Commercial fishermen can still avail themselves of free recycling under Fishing for Energy program.

Thirty tons for old, unusable fishing gear and marine debris are off the beaches and out of fishermen's way in the four months since a recycling program launched in East Hampton Town.

Deborah Klughers, an East Hampton Town Trustee who helped bring Fishing for Energy here, about two 40-yard Dumpsters carted away traps, pots, buoys and more from the Montauk Transfer Station, at no charge to them or the town.

The program provides commercial fishermen a cost-free way to recycle gear, which is hauled and stripped of metals for recycling and processed into clean energy at the Covanta Hempstead Energy-from-Waste facility.

Klughers said she hopes more will avail themselves of the program. "There's so much stuff lying around, but the fishermen are busy fishing."
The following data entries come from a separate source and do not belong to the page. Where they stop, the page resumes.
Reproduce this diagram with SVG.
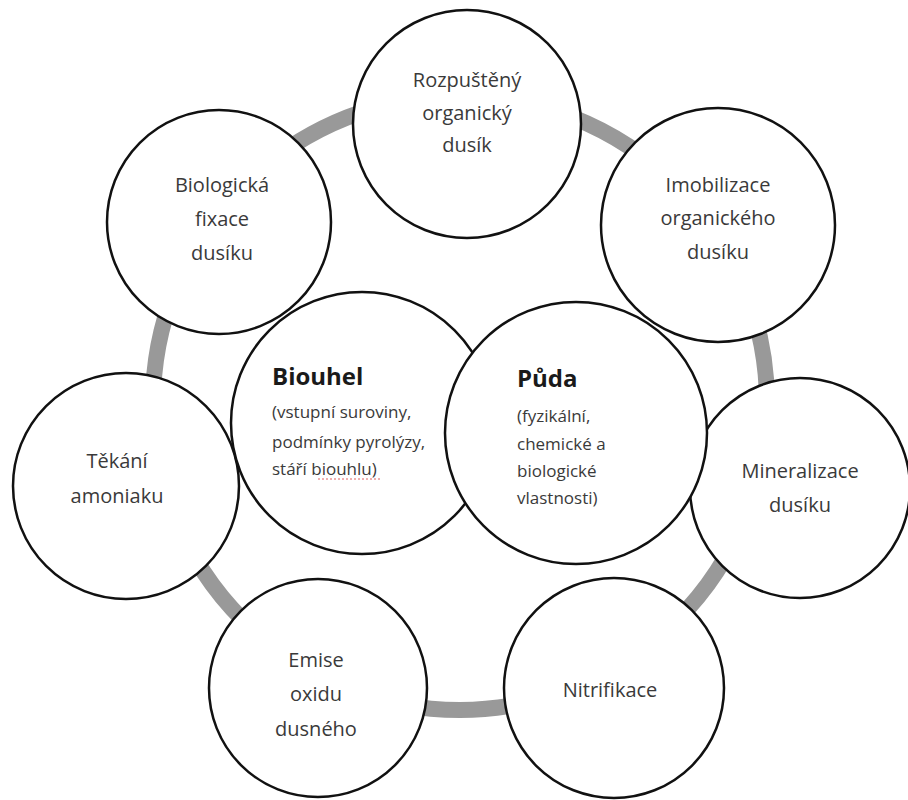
<svg xmlns="http://www.w3.org/2000/svg" width="908" height="800" viewBox="0 0 908 800">
<style>
.n{fill:#fff;stroke:#111;stroke-width:2.5}
.t{font-family:"Open Sans","Liberation Sans",sans-serif;font-size:20px;fill:#3a3a3a;text-anchor:middle}
.s{font-family:"Open Sans","Liberation Sans",sans-serif;font-size:17px;fill:#3a3a3a}
.b{font-family:"Open Sans","Liberation Sans",sans-serif;font-size:24px;font-weight:bold;fill:#1a1a1a}
</style>
<rect width="908" height="800" fill="#fff"/>
<g id="connectors">
<circle cx="460" cy="403" r="307" fill="none" stroke="#999" stroke-width="16"/>
</g>
<g id="rozpusteny">
<circle class="n" cx="467" cy="124" r="114"/>
<text class="t" x="467" y="87">Rozpuštěný</text>
<text class="t" x="467" y="120">organický</text>
<text class="t" x="467" y="152">dusík</text>
</g>
<g id="imobilizace">
<circle class="n" cx="718" cy="225" r="117"/>
<text class="t" x="718" y="192">Imobilizace</text>
<text class="t" x="718" y="225">organického</text>
<text class="t" x="718" y="259">dusíku</text>
</g>
<g id="fixace">
<circle class="n" cx="219" cy="222" r="112"/>
<text class="t" x="222" y="192">Biologická</text>
<text class="t" x="222" y="226">fixace</text>
<text class="t" x="222" y="260">dusíku</text>
</g>
<g id="tekani">
<circle class="n" cx="126" cy="486" r="113"/>
<text class="t" x="117" y="468">Těkání</text>
<text class="t" x="117" y="503">amoniaku</text>
</g>
<g id="mineralizace">
<circle class="n" cx="800" cy="488" r="110"/>
<text class="t" x="800" y="478">Mineralizace</text>
<text class="t" x="800" y="512">dusíku</text>
</g>
<g id="nitrifikace">
<circle class="n" cx="614" cy="688" r="110"/>
<text class="t" x="610" y="697">Nitrifikace</text>
</g>
<g id="emise">
<circle class="n" cx="318" cy="688" r="109"/>
<text class="t" x="316" y="667">Emise</text>
<text class="t" x="316" y="701">oxidu</text>
<text class="t" x="316" y="736">dusného</text>
</g>
<g id="biouhel">
<circle class="n" cx="362" cy="423" r="131"/>
<text class="b" x="272" y="385">Biouhel</text>
<text class="s" x="272" y="418">(vstupní suroviny,</text>
<text class="s" x="272" y="448">podmínky pyrolýzy,</text>
<text class="s" x="272" y="475">stáří biouhlu)</text>
<path d="M318 479 L382 479" stroke="#e06060" stroke-width="1" stroke-dasharray="2 2" fill="none"/>
</g>
<g id="puda">
<circle class="n" cx="576" cy="433" r="131"/>
<text class="b" x="517" y="387">Půda</text>
<text class="s" x="517" y="422">(fyzikální,</text>
<text class="s" x="517" y="450">chemické a</text>
<text class="s" x="517" y="477">biologické</text>
<text class="s" x="517" y="504">vlastnosti)</text>
</g>
</svg>
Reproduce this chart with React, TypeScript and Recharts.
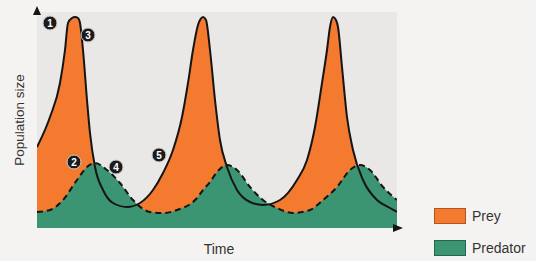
import { ComposedChart, Area, Line, XAxis, YAxis, ReferenceDot, CartesianGrid } from 'recharts'

// time / population (arbitrary units, no ticks shown)
const preyTime = [0, 13, 23, 28, 31, 35, 38, 41, 43, 46, 50, 53, 58, 66, 76, 90, 103, 116, 126, 136, 145, 151, 156, 161, 163, 166, 169, 173, 178, 183, 190, 200, 213, 226, 243, 260, 270, 278, 285, 290, 293, 296, 299, 301, 305, 310, 316, 326, 340, 353, 360]
const preySize = [81, 111, 145, 178, 205, 210, 211, 210, 205, 178, 128, 95, 61, 38, 25, 21, 25, 38, 55, 78, 111, 145, 178, 203, 208, 211, 208, 178, 128, 88, 61, 38, 26, 23, 28, 48, 68, 101, 145, 178, 201, 211, 208, 201, 161, 111, 78, 48, 28, 20, 16]
const predatorTime = [0, 13, 26, 40, 50, 58, 70, 83, 96, 113, 126, 140, 160, 166, 173, 180, 190, 200, 213, 226, 240, 256, 273, 286, 300, 313, 323, 333, 346, 360]
const predatorSize = [16, 18, 28, 48, 61, 65, 58, 45, 28, 16, 15, 18, 30, 38, 46, 56, 63, 58, 41, 28, 20, 15, 18, 28, 41, 58, 63, 58, 41, 28]

const markerLabels = ['1', '2', '3', '4', '5']
const markerTime = [13, 37, 51, 79, 122]
const markerSize = [205, 66, 193, 61, 73]

const seriesNames = ['Prey', 'Predator']
const ORANGE = '#f37a2e'
const GREEN = '#3b9472'
const FONT = 'Liberation Sans, Arial, sans-serif'

const preyData = preyTime.map((t, i) => ({ t, prey: preySize[i] }))
const predatorData = predatorTime.map((t, i) => ({ t, predator: predatorSize[i] }))

const upArrow = (props: any) => (
    <path d={`M${props.cx - 4},${props.cy + 3} L${props.cx},${props.cy - 6} L${props.cx + 4},${props.cy + 3} Z`} fill="#151515" />
)
const rightArrow = (props: any) => (
    <path d={`M${props.cx - 4},${props.cy - 4} L${props.cx + 6},${props.cy} L${props.cx - 4},${props.cy + 4} Z`} fill="#151515" />
)

export default function App() {
    return (
        <div style={{ position: 'absolute', left: 0, top: 0, width: 536, height: 261, background: '#f4f3f2', overflow: 'hidden' }}>
            <ComposedChart width={536} height={261} margin={{ top: 12, right: 139, bottom: 33, left: 37 }}>
                <CartesianGrid fill="#eae8e7" horizontal={false} vertical={false} />
                <XAxis dataKey="t" type="number" domain={[0, 360]} allowDataOverflow height={0} tick={false} tickLine={false}
                    axisLine={{ stroke: '#151515', strokeWidth: 2 }} />
                <YAxis type="number" domain={[0, 216]} allowDataOverflow width={0} tick={false} tickLine={false}
                    axisLine={{ stroke: '#151515', strokeWidth: 2 }} />
                <Area data={preyData} dataKey="prey" type="monotone" fill={ORANGE} fillOpacity={1} stroke="none" isAnimationActive={false} />
                <Area data={predatorData} dataKey="predator" type="monotone" fill={GREEN} fillOpacity={1} stroke="#151515"
                    strokeWidth={2} strokeDasharray="6 4" isAnimationActive={false} />
                <Line data={preyData} dataKey="prey" type="monotone" stroke="#151515" strokeWidth={2} dot={false} isAnimationActive={false} />
                <ReferenceDot x={0} y={216} ifOverflow="visible" shape={upArrow} />
                <ReferenceDot x={360} y={0} ifOverflow="visible" shape={rightArrow} />
                {markerLabels.map((m, i) => (
                    <ReferenceDot key={m} x={markerTime[i]} y={markerSize[i]} r={7} fill="#1b1b1b" stroke="#cfcfcf" strokeWidth={1}
                        label={{ value: m, position: 'center', fill: '#fff', fontSize: 10, fontWeight: 700, fontFamily: FONT }} />
                ))}
            </ComposedChart>
            <div style={{ position: 'absolute', left: 434, top: 207, fontFamily: FONT, fontSize: 14, color: '#333' }}>
                {seriesNames.map((name, i) => (
                    <div key={name} style={{ display: 'flex', alignItems: 'center', height: 17, marginBottom: 15 }}>
                        <span style={{
                            width: 30, height: 14, background: i === 0 ? ORANGE : GREEN,
                            border: `1.5px solid ${i === 0 ? '#b4531e' : '#25654b'}`, marginRight: 6,
                        }} />
                        {name}
                    </div>
                ))}
            </div>
            <div style={{
                position: 'absolute', left: 19, top: 120, transform: 'translate(-50%, -50%) rotate(-90deg)', whiteSpace: 'nowrap',
                fontFamily: FONT, fontSize: 13.5, color: '#333',
            }}>Population size</div>
            <div style={{
                position: 'absolute', left: 219, top: 249, transform: 'translate(-50%, -50%)',
                fontFamily: FONT, fontSize: 14, color: '#333',
            }}>Time</div>
        </div>
    )
}
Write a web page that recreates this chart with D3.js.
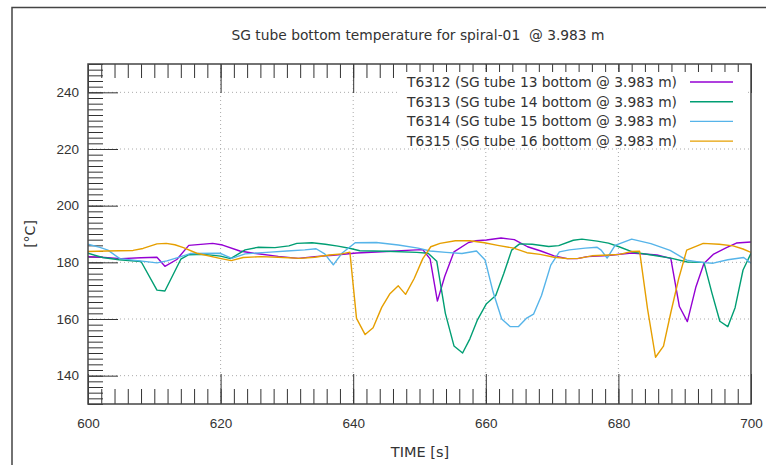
<!DOCTYPE html>
<html>
<head>
<meta charset="utf-8">
<script src="https://cdn.jsdelivr.net/npm/d3@7"></script>
<style>
  body { margin: 0; background: #fff; }
  svg { display: block; font-family: "DejaVu Sans", sans-serif; }
</style>
</head>
<body>
<svg id="chart" width="766" height="465"></svg>
<script>
// chart title + labels
const title = 'SG tube bottom temperature for spiral-01  @ 3.983 m';
const xLabel = 'TIME [s]';
const yLabel = '[°C]';

const xTicks = [600, 620, 640, 660, 680, 700];
const yTicks = [140, 160, 180, 200, 220, 240];

const seriesNames = [
  'T6312 (SG tube 13 bottom @ 3.983 m)',
  'T6313 (SG tube 14 bottom @ 3.983 m)',
  'T6314 (SG tube 15 bottom @ 3.983 m)',
  'T6315 (SG tube 16 bottom @ 3.983 m)'
];
const seriesColors = ['#9400d3', '#009e73', '#56b4e9', '#e69f00'];

// [time, temp]
const t6312 = [[600,182.0],[602,181.8],[605,181.3],[608,181.6],[610.4,181.8],[611.6,178.6],[613.4,181.0],[615.2,186.0],
  [618.8,186.7],[620.3,186.1],[622.9,184.0],[625,183.2],[628.7,182.1],[631.7,181.4],[634.2,182.0],[637,182.5],
  [640.5,183.3],[645,183.8],[648.8,184.3],[650.5,184.5],[651.6,181.2],[652.7,166.3],[653.8,175],[655.2,183.7],
  [657.4,187.0],[658.5,187.6],[660.1,187.9],[662.3,188.6],[664.3,188.0],[666.3,185.5],[668.3,184.0],[670.3,182.3],
  [672.3,181.3],[673.8,181.3],[675.3,182.0],[678.5,182.4],[682,183.3],[685.8,182.6],[687.9,181.4],[689.2,164.4],
  [690.4,159.1],[691.7,171.4],[692.9,179.6],[694.3,182.8],[696.3,185.2],[697.8,186.8],[700,187.2]];

const t6313 = [[600,183.2],[602.2,181.7],[604.7,180.9],[608,180.3],[610.4,170.2],[611.6,169.9],[614,181.1],[615.2,182.7],
  [617.5,182.8],[620,182.2],[621.5,181.3],[623.7,184.4],[625.6,185.3],[628.2,185.2],[630.3,185.8],[631.5,186.7],
  [633.8,186.9],[635.8,186.4],[637.7,185.7],[639.6,184.9],[641,184.1],[645,183.9],[649.6,183.5],[651.3,183.2],
  [652.6,180.4],[653.9,162],[655.2,150.5],[656.5,148.0],[657.6,153],[658.7,159.5],[660.1,165.4],[661.5,168.3],
  [662.7,176],[663.9,184.3],[665.1,186.5],[667,186.4],[669.5,185.6],[671,185.9],[673.2,187.8],[674.5,188.2],
  [676.8,187.5],[678.5,186.8],[680.1,185.5],[682.2,183.6],[685,182.6],[687.9,181.5],[690.4,180.1],[692.9,180],
  [694.1,169.2],[695.3,159.2],[696.5,157.3],[697.6,164.0],[698.8,177.3],[700,183.2]];

const t6314 = [[600,186.4],[601.8,185.3],[603,184.3],[604.8,181.3],[607.8,180.5],[610.4,179.8],[611.9,180.5],[613.9,181.9],
  [615.4,183.1],[619.9,183.2],[621.7,181.4],[623.7,183.0],[627.5,183.6],[630,184.0],[632.7,184.4],[634.4,184.8],
  [635.7,183.0],[637,179.1],[638.3,183.2],[640.3,186.9],[643.5,187.0],[646.8,186.1],[649.8,185.0],[651.6,184.0],
  [654,183.5],[656.4,183.1],[658.6,184.0],[659.9,180.8],[661.1,169.5],[662.4,160.0],[663.7,157.3],[664.9,157.3],
  [666.1,160.2],[667.2,161.7],[668.4,168.3],[669.8,179],[671.1,183.7],[672.6,184.4],[675,185],[676.8,185.3],
  [677.4,184.3],[678.3,181.5],[679.5,186.0],[682,188.2],[684.9,186.6],[687.8,184.2],[690.3,180.8],[692.8,179.9],
  [694.3,179.7],[696.5,180.9],[698.9,181.7],[700,179.7]];

const t6315 = [[600,183.8],[602.8,184.0],[604.7,184.1],[606.8,184.2],[608.3,184.9],[610.4,186.5],[611.8,186.7],[613.1,186.2],
  [614.4,185.2],[616.4,183.2],[619.9,181.4],[621.6,180.6],[623.4,181.7],[626.1,182.0],[628.7,181.8],[632,181.4],
  [634.2,181.8],[636.4,182.6],[638.3,183.0],[639.5,183.6],[640.5,160.2],[641.8,154.5],[643,156.9],[644.3,164.1],
  [645.5,168.8],[646.8,171.7],[647.9,168.7],[649.2,174.3],[650.5,181.3],[651.7,185.5],[653.1,186.7],[655.4,187.6],
  [657.6,187.6],[659.8,186.9],[661.8,186.0],[664.2,185.0],[666.2,183.4],[668.2,182.8],[670.3,181.8],[672.3,181.3],
  [674,181.4],[676,182.3],[678.5,182.6],[680.2,182.8],[681.9,183.8],[683.2,183.9],[684.4,163.5],[685.6,146.5],
  [686.8,150.4],[687.9,162.2],[689.1,174.3],[690.3,184.3],[692.8,186.7],[695.2,186.4],[697.3,185.8],[698.8,184.7],
  [700,183.5]];

const allSeries = [t6312, t6313, t6314, t6315];

const svg = d3.select('#chart');
const plotL = 88, plotR = 751, plotT = 64, plotB = 404;
const textColor = '#333';

const x = d3.scaleLinear().domain([600, 700]).range([plotL, plotR]);
const y = d3.scaleLinear().domain([130, 250]).range([plotB, plotT]);

// outer frame (only top/left edges show)
svg.append('path')
  .attr('d', `M12,465 V7.5 H766`)
  .attr('fill', 'none').attr('stroke', '#444').attr('stroke-width', 1.5);

// grid
const grid = svg.append('g').attr('stroke', '#aaa').attr('stroke-width', 1).attr('stroke-dasharray', '1,3');
grid.selectAll('.gx').data(xTicks.slice(1, -1)).join('line')
  .attr('x1', d => x(d)).attr('x2', d => x(d)).attr('y1', plotT).attr('y2', plotB);
grid.selectAll('.gy').data(yTicks).join('line')
  .attr('x1', plotL).attr('x2', plotR).attr('y1', d => y(d)).attr('y2', d => y(d));

// minor + major ticks, all pointing inward
const minorX = d3.range(600, 701, 2);
const minorY = d3.range(130, 251, 2);
function tickAxis(axis, values, size, tr) {
  const g = svg.append('g').attr('transform', tr)
    .call(axis.tickValues(values).tickSize(-size).tickFormat(''));
  g.select('.domain').remove();
  g.selectAll('line').attr('stroke', '#333').attr('stroke-width', 1);
  return g;
}
tickAxis(d3.axisLeft(y), minorY, 15, `translate(${plotL},0)`);
tickAxis(d3.axisBottom(x), minorX, 15, `translate(0,${plotB})`);
tickAxis(d3.axisTop(x), minorX, 14, `translate(0,${plotT})`);
tickAxis(d3.axisTop(x), xTicks, 29, `translate(0,${plotT})`);

const yAxis = svg.append('g').attr('transform', `translate(${plotL},0)`)
  .call(d3.axisLeft(y).tickValues(yTicks).tickSize(-30).tickPadding(9));
yAxis.select('.domain').remove();
yAxis.selectAll('line').attr('stroke', '#333');
yAxis.selectAll('text').attr('fill', textColor).style('font-size', '13.5px');

const xAxis = svg.append('g').attr('transform', `translate(0,${plotB})`)
  .call(d3.axisBottom(x).tickValues(xTicks).tickSize(-30).tickPadding(14));
xAxis.select('.domain').remove();
xAxis.selectAll('line').attr('stroke', '#333');
xAxis.selectAll('text').attr('fill', textColor).style('font-size', '13.5px');

// data lines
svg.append('clipPath').attr('id', 'clip')
  .append('rect').attr('x', plotL).attr('y', plotT).attr('width', plotR - plotL).attr('height', plotB - plotT);

const line = d3.line().x(d => x(d[0])).y(d => y(d[1]));
svg.append('g').attr('clip-path', 'url(#clip)')
  .selectAll('path').data(allSeries).join('path')
  .attr('d', line)
  .attr('fill', 'none')
  .attr('stroke', (d, i) => seriesColors[i])
  .attr('stroke-width', 1.4)
  .attr('stroke-linejoin', 'round');

// legend (opaque box)
const legend = svg.append('g');
legend.append('rect').attr('x', 398).attr('y', 72).attr('width', 347).attr('height', 75).attr('fill', '#fff');
seriesNames.forEach((name, i) => {
  const yy = 82 + i * 19.7;
  legend.append('text').attr('x', 677).attr('y', yy).attr('dy', '0.35em')
    .attr('text-anchor', 'end').attr('fill', textColor).style('font-size', '13.8px').text(name);
  legend.append('line').attr('x1', 690).attr('x2', 733).attr('y1', yy).attr('y2', yy)
    .attr('stroke', seriesColors[i]).attr('stroke-width', 1.4);
});

// plot border
svg.append('rect').attr('x', plotL).attr('y', plotT).attr('width', plotR - plotL).attr('height', plotB - plotT)
  .attr('fill', 'none').attr('stroke', '#444').attr('stroke-width', 1.5);

// titles
svg.append('text').attr('x', 418).attr('y', 35).attr('dy', '0.35em').attr('text-anchor', 'middle')
  .style('white-space', 'pre')
  .attr('fill', textColor).style('font-size', '13.8px').text(title);
svg.append('text').attr('x', 420).attr('y', 452).attr('dy', '0.35em').attr('text-anchor', 'middle')
  .attr('fill', textColor).style('font-size', '14.5px').text(xLabel);
svg.append('text').attr('transform', 'translate(30,234) rotate(-90)').attr('dy', '0.35em')
  .attr('text-anchor', 'middle').attr('fill', textColor).style('font-size', '14px').text(yLabel);
</script>
</body>
</html>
Covanta Energy Corporation, the National Fish and Wildlife Foundation, the National Oceanic and Atmospheric Administration Marine Debris Program, and Schnitzer Steel Industries, Inc. teamed up to form a partnership. Gershow Recycling in Medford is helping with the recycling.

The Town of East Hampton incurs no cost.

Fishermen — even if they don't have a permit to use the dump — can bring their gear to the Montauk facility, Klughers said.

She thanked Tony Littman, the town maintenance supervisor, and Patrick Keller, the sanitation supervisor, for their help in getting the program going. She said the town will try to coordinate another pick up for the baymen in early 2013.

Established in 2008, Fishing for Energy has taken in more than 1.5 million pounds of old fishing gear, a portion of which has been retrieved directly from the ocean by fishermen, as well as reducing the financial burden on fishermen to get rid of their old equipment, and thereby reducing the amount of gear that ends up in the waters.

The program launched in East Hampton on World Oceans Day on June 13.